= Work required =
Take the data below and copy exactly the lines starting at the one with "Emit a Python" and finishing at the one with "alpha=0.025, lw=0, zorder=0))", both included.

(Records)
+---+

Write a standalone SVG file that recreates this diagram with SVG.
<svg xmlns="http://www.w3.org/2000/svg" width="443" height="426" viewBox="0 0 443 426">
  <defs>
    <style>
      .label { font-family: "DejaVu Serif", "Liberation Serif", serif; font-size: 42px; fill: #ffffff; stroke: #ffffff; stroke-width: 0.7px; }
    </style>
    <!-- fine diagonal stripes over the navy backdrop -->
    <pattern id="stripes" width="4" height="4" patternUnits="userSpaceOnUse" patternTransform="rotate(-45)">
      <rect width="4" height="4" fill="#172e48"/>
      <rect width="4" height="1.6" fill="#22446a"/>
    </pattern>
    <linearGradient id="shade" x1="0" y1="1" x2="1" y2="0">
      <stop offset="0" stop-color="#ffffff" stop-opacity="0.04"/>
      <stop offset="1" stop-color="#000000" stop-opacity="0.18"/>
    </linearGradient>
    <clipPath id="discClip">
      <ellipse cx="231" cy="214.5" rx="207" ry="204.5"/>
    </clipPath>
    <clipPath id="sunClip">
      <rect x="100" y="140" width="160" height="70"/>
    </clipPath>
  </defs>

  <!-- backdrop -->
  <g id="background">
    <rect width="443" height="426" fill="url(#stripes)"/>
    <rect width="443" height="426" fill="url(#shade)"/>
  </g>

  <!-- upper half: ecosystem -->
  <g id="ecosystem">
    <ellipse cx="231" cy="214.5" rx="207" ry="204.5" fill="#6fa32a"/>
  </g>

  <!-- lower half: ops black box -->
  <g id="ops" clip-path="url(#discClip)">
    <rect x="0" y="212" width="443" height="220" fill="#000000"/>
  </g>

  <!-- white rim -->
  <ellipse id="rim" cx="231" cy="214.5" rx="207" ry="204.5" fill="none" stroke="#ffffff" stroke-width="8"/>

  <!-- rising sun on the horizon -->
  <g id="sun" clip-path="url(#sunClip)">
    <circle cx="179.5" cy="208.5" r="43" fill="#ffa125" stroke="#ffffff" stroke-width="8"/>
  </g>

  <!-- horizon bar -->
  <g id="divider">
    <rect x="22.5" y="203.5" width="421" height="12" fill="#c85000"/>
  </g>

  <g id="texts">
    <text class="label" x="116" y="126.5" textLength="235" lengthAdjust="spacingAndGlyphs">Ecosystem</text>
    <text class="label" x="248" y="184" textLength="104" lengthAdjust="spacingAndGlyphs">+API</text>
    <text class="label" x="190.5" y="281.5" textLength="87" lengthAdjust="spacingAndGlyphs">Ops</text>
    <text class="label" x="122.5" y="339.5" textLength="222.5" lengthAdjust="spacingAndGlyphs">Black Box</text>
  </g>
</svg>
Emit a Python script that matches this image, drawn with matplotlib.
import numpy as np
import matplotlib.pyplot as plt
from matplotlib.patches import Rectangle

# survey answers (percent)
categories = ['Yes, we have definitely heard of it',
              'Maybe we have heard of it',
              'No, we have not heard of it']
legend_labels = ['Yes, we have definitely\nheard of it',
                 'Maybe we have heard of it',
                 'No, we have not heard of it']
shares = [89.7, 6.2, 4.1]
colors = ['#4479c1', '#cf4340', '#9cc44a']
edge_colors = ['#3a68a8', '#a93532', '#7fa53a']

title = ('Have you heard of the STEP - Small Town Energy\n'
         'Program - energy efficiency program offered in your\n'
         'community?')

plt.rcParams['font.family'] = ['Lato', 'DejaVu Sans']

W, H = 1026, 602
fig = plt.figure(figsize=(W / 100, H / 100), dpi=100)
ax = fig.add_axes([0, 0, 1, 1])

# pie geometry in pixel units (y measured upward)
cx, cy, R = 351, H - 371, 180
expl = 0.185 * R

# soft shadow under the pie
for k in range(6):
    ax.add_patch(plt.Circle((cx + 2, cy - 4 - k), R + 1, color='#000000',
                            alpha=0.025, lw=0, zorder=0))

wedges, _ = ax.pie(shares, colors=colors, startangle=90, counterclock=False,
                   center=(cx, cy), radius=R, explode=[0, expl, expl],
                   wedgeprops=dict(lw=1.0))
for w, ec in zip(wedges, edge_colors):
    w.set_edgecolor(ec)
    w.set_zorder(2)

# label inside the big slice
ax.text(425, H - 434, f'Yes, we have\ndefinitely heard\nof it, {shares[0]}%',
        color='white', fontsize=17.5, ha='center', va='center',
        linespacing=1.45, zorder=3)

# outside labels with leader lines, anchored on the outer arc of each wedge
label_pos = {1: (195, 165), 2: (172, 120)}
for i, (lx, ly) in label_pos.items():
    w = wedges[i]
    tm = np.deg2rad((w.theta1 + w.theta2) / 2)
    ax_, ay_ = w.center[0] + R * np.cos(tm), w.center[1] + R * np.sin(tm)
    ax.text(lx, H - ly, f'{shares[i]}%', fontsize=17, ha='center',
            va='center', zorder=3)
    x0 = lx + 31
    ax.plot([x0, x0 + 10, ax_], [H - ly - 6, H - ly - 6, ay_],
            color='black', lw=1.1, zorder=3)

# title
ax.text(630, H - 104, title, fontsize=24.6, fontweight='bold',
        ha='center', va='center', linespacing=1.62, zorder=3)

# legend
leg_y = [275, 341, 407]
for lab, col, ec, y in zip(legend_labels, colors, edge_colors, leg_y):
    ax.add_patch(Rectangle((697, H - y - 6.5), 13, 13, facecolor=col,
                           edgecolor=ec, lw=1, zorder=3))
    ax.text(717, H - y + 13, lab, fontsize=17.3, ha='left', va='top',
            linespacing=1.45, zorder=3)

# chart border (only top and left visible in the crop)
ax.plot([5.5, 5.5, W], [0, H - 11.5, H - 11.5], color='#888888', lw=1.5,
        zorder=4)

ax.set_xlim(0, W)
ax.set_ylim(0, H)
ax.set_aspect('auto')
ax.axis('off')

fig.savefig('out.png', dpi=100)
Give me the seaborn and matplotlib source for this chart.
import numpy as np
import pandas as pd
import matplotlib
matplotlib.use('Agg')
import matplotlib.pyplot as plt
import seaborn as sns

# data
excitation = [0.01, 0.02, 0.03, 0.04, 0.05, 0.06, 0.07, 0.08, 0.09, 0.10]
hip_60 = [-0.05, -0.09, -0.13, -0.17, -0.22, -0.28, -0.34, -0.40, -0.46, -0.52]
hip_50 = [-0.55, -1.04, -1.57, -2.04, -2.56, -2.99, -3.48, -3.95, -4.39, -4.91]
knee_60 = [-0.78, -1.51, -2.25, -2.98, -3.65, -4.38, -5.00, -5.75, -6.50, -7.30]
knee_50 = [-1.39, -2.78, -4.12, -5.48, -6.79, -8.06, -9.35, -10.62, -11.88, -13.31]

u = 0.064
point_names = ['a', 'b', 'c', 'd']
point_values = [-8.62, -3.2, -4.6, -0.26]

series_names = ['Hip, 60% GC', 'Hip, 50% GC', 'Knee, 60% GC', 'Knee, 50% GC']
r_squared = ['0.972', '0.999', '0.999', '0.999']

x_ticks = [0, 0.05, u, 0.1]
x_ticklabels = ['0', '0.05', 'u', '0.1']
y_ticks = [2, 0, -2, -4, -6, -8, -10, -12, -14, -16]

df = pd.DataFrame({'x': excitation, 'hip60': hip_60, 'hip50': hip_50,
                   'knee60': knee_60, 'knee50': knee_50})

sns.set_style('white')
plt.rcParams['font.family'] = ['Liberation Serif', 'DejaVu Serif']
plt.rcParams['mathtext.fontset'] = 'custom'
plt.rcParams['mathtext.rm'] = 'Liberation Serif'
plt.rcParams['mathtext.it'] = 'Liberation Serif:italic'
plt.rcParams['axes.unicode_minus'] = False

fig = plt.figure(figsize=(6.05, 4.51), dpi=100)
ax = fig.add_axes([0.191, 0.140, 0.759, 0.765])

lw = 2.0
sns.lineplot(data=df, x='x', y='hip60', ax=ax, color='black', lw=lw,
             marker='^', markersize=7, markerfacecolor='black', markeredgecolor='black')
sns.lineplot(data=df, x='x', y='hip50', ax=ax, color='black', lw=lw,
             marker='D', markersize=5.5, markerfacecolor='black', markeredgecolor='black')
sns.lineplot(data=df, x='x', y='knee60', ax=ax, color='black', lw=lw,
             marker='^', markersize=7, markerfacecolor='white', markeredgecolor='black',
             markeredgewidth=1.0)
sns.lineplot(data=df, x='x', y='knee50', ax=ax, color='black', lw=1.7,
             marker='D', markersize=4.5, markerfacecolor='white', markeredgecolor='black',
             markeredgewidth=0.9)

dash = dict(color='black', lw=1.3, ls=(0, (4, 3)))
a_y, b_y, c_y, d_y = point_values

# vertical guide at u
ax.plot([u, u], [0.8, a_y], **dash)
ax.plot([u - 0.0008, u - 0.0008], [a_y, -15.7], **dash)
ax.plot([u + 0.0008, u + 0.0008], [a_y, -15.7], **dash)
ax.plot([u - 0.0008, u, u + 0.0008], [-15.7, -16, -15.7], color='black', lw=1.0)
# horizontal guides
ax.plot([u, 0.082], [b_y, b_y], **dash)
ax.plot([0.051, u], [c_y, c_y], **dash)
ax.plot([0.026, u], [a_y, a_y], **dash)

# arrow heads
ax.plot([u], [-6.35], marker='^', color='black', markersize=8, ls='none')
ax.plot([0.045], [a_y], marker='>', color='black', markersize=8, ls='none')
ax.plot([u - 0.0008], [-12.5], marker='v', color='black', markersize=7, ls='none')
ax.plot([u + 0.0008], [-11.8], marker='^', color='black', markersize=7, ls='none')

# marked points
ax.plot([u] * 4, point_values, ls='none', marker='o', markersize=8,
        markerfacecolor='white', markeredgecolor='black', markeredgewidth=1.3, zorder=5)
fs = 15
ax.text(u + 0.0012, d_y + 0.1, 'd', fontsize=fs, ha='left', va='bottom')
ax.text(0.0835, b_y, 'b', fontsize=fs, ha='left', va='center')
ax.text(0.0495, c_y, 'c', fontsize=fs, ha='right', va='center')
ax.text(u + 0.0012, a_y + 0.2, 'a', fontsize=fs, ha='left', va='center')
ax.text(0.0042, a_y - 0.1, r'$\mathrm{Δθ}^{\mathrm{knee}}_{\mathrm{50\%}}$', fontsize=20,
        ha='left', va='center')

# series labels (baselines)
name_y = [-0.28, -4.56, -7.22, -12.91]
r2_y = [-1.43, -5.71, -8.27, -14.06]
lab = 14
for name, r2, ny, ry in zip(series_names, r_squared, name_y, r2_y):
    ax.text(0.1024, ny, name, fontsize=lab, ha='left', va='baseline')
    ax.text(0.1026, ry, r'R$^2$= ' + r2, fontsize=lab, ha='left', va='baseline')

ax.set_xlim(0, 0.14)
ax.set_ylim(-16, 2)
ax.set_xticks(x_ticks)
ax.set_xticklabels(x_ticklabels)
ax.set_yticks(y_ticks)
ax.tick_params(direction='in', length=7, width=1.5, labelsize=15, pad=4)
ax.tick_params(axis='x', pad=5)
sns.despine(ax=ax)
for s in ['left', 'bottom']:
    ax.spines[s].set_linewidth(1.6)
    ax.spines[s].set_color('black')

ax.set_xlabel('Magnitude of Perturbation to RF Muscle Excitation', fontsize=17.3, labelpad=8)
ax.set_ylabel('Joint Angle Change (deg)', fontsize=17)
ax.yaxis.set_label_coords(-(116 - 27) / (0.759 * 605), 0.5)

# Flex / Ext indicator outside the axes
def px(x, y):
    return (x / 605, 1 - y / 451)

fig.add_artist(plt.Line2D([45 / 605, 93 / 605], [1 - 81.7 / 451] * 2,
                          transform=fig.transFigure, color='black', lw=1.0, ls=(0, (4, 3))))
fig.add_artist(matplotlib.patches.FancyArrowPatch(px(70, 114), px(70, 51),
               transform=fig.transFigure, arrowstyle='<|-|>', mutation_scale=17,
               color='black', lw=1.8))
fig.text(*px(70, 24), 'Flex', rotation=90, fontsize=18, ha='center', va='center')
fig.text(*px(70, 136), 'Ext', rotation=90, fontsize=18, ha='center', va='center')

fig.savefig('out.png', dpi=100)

+---+

= Written answer =
Emit a Python script that matches this image, drawn with matplotlib.
import numpy as np
import matplotlib.pyplot as plt
from matplotlib.patches import Rectangle

# survey answers (percent)
categories = ['Yes, we have definitely heard of it',
              'Maybe we have heard of it',
              'No, we have not heard of it']
legend_labels = ['Yes, we have definitely\nheard of it',
                 'Maybe we have heard of it',
                 'No, we have not heard of it']
shares = [89.7, 6.2, 4.1]
colors = ['#4479c1', '#cf4340', '#9cc44a']
edge_colors = ['#3a68a8', '#a93532', '#7fa53a']

title = ('Have you heard of the STEP - Small Town Energy\n'
         'Program - energy efficiency program offered in your\n'
         'community?')

plt.rcParams['font.family'] = ['Lato', 'DejaVu Sans']

W, H = 1026, 602
fig = plt.figure(figsize=(W / 100, H / 100), dpi=100)
ax = fig.add_axes([0, 0, 1, 1])

# pie geometry in pixel units (y measured upward)
cx, cy, R = 351, H - 371, 180
expl = 0.185 * R

# soft shadow under the pie
for k in range(6):
    ax.add_patch(plt.Circle((cx + 2, cy - 4 - k), R + 1, color='#000000',
                            alpha=0.025, lw=0, zorder=0))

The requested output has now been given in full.